Pushing Back on Campus Mobile Platform Agnosticism

It's somewhat of a core tenet amongst our edtech crowd that we should be platform agnostic. Mac, Windows, Linux - our e-learning materials will work as long as you can fire up a browser.

September 27, 2012

It's somewhat of a core tenet amongst our edtech crowd that we should be platform agnostic. Mac, Windows, Linux - our e-learning materials will work as long as you can fire up a browser.  

This belief in platform choice has carried over to the mobile world. We look for e-learning applications and tools that work across platforms. If you have an iOS app we ask about when Android is coming.  If you have both iOS and Android apps then we wonder aloud if the mobile experience is better served by the mobile browser.   Today we've stopped asking if it works on a Blackberry, but tomorrow we might inquire about Windows 8.

Is it possible that we are right about the computer operating system but wrong about the mobile OS?

Could it be that the browser is the way to offer learning services on a computer, but there is something different about mobile that requires a limiting of choice?

A thought experiment:  Tomorrow you decree that your campus is now an iOS campus. Or an Android campus. You have to choose one mobile operating system for everyone. Which one? Why?

You commit to buying every faculty member and every staff person an iOS or an Android device. Every student is required to purchase one as well.

What do you gain? What do you lose?

The upside to your campus mobile OS decree is that you are now free to spend your energy figuring out what content and apps will add value to learning, and perhaps even save money.  

Learning Innovation? How does the classroom change if every single person in that course comes to class carrying one mobile operating system? Right away you could start doing things like rolling out polling and other interactive classroom tools? You are confident that your mobile LMS will work well, which opens up new possibilities for classroom flipping and formative assessment. Specialized subject specific apps, say a multimedia anatomy app as one example, can be deeply integrated into the curricular offerings with no worries that some students will not be able to utilize the materials. Requiring everyone to have a device with the same mobile OS levels the playing field. 

Saving Money? Think about the bulk digital textbook deals you could negotiate with the traditional or upstart publishers if you could guarantee that every student on campus would be able to access the digital textbooks on a consistent mobile platform.  Maybe you finally start to roll textbook fees into the tuition, and using the power of bulk purchasing (and the elimination of the used textbook market) to negotiate much better pricing from the publishers.   

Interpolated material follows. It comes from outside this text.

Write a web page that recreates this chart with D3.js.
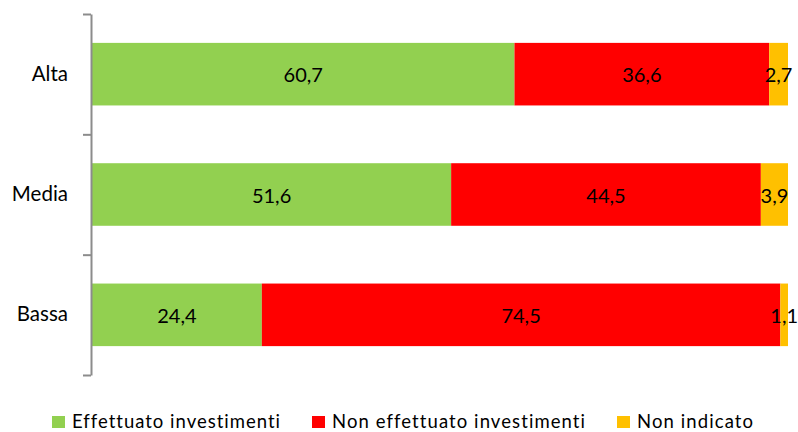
<!DOCTYPE html>
<html>
<head>
<meta charset="utf-8">
<script src="https://cdn.jsdelivr.net/npm/d3@7"></script>
<style>
  html, body { margin: 0; padding: 0; background: #fff; }
  svg { display: block; font-family: Lato, "Open Sans", sans-serif; font-variant-ligatures: none; }
</style>
</head>
<body>
<svg id="chart" width="798" height="432"></svg>
<script>
// Categories (top to bottom) and stacked percentages per series
const categories = ["Alta", "Media", "Bassa"];
const seriesNames = ["Effettuato investimenti", "Non effettuato investimenti", "Non indicato"];
const effettuato = [60.7, 51.6, 24.4];
const nonEffettuato = [36.6, 44.5, 74.5];
const nonIndicato = [2.7, 3.9, 1.1];
const seriesColors = ["#92D050", "#FF0000", "#FFC000"];

const rows = categories.map((c, i) => ({
  cat: c,
  "Effettuato investimenti": effettuato[i],
  "Non effettuato investimenti": nonEffettuato[i],
  "Non indicato": nonIndicato[i]
}));

const svg = d3.select("#chart");
const plot = { left: 91, right: 788, top: 14, bottom: 375 };

const x = d3.scaleLinear().domain([0, 100]).range([plot.left + 1, plot.right]);
const y = d3.scaleBand().domain(categories).range([plot.top, plot.bottom]).paddingInner(0.48).paddingOuter(0.24);
const color = d3.scaleOrdinal().domain(seriesNames).range(seriesColors);

const stacked = d3.stack().keys(seriesNames)(rows);
const fmt = v => d3.format(".1f")(v).replace(".", ",");

const layers = svg.append("g").selectAll("g")
  .data(stacked).join("g")
  .attr("fill", d => color(d.key));

layers.selectAll("rect")
  .data(d => d)
  .join("rect")
  .attr("x", d => x(d[0]))
  .attr("y", d => y(d.data.cat))
  .attr("width", d => x(d[1]) - x(d[0]))
  .attr("height", y.bandwidth());

// Value labels centred in each segment
const labels = svg.append("g");
stacked.forEach(layer => {
  layer.forEach(d => {
    labels.append("text")
      .attr("x", (x(d[0]) + x(d[1])) / 2)
      .attr("y", y(d.data.cat) + y.bandwidth() / 2 + 1)
      .attr("dy", "0.35em")
      .attr("text-anchor", "middle")
      .attr("font-size", 20)
      .attr("fill", "#000")
      .text(fmt(d[1] - d[0]));
  });
});

// Vertical axis: boundary ticks between categories
const yEdge = d3.scaleLinear().domain([0, categories.length]).range([plot.top, plot.bottom]);
const axisG = svg.append("g")
  .attr("transform", `translate(${plot.left},0)`)
  .call(d3.axisLeft(yEdge).tickValues(d3.range(categories.length + 1)).tickFormat("").tickSize(8).tickSizeOuter(0));
axisG.selectAll("path, line").attr("stroke", "#8c8c8c").attr("stroke-width", 2);

// Category labels
const labG = svg.append("g")
  .attr("transform", `translate(${plot.left},0)`)
  .call(d3.axisLeft(y).tickSize(0).tickPadding(23));
labG.select(".domain").remove();
labG.selectAll("text")
  .attr("font-size", 20.5)
  .attr("font-family", "Lato, 'Open Sans', sans-serif")
  .attr("fill", "#000");

// Legend
const legendX = [52, 312, 617];
const legendTextW = [208, 253, 116];
const legend = svg.append("g");
seriesNames.forEach((s, i) => {
  const g = legend.append("g").attr("transform", `translate(${legendX[i]},422)`);
  g.append("rect").attr("x", 0).attr("y", -6).attr("width", 13).attr("height", 12).attr("fill", color(s));
  g.append("text").attr("x", 20).attr("dy", "0.35em").attr("font-size", 18.5).attr("fill", "#000")
    .attr("textLength", legendTextW[i]).attr("lengthAdjust", "spacing")
    .text(s);
});
</script>
</body>
</html>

The current status of the mobile e-learning system is fragmented and underdeveloped. We use mobile e-learning tools inconsistently and tentatively.  Some of our courses are making great use of mobile learning, but a student will never know what to expect from one class to another.  We have limited negotiating power with content or technology partners as we cannot guarantee a large or consistent market for mobile offerings.   Without a standard mobile platform we have difficult making institutional app purchases.  

This fragmentation works okay with the computer, as the browser is a technology that can unify many different operating systems. But the browser experience on an mobile device, whether tablet or smart phone, is sub-optimal. Apps work better.  They are faster, they are designed for small screens, they work offline, and they take advantage of more of the features of mobile platforms (such as voice or accelerometers or location awareness).  

Decreeing that your campus is an all iOS or an all Android campus still allows for some degrees of purchaser choice. With iOS the student and the professor and the staff member can buy an iPad, or an iPhone, or an iPod Touch.  If you go Android your choices are much wider (as well as more affordable), although ensuring a consistent user experience becomes more challenging given the proliferation of different flavors of the Android OS.  Either choice is defensible, and I hope that Microsoft begins to make a compelling case for why Windows 8 should be considered.

Do you have any examples of a single mobile OS campus?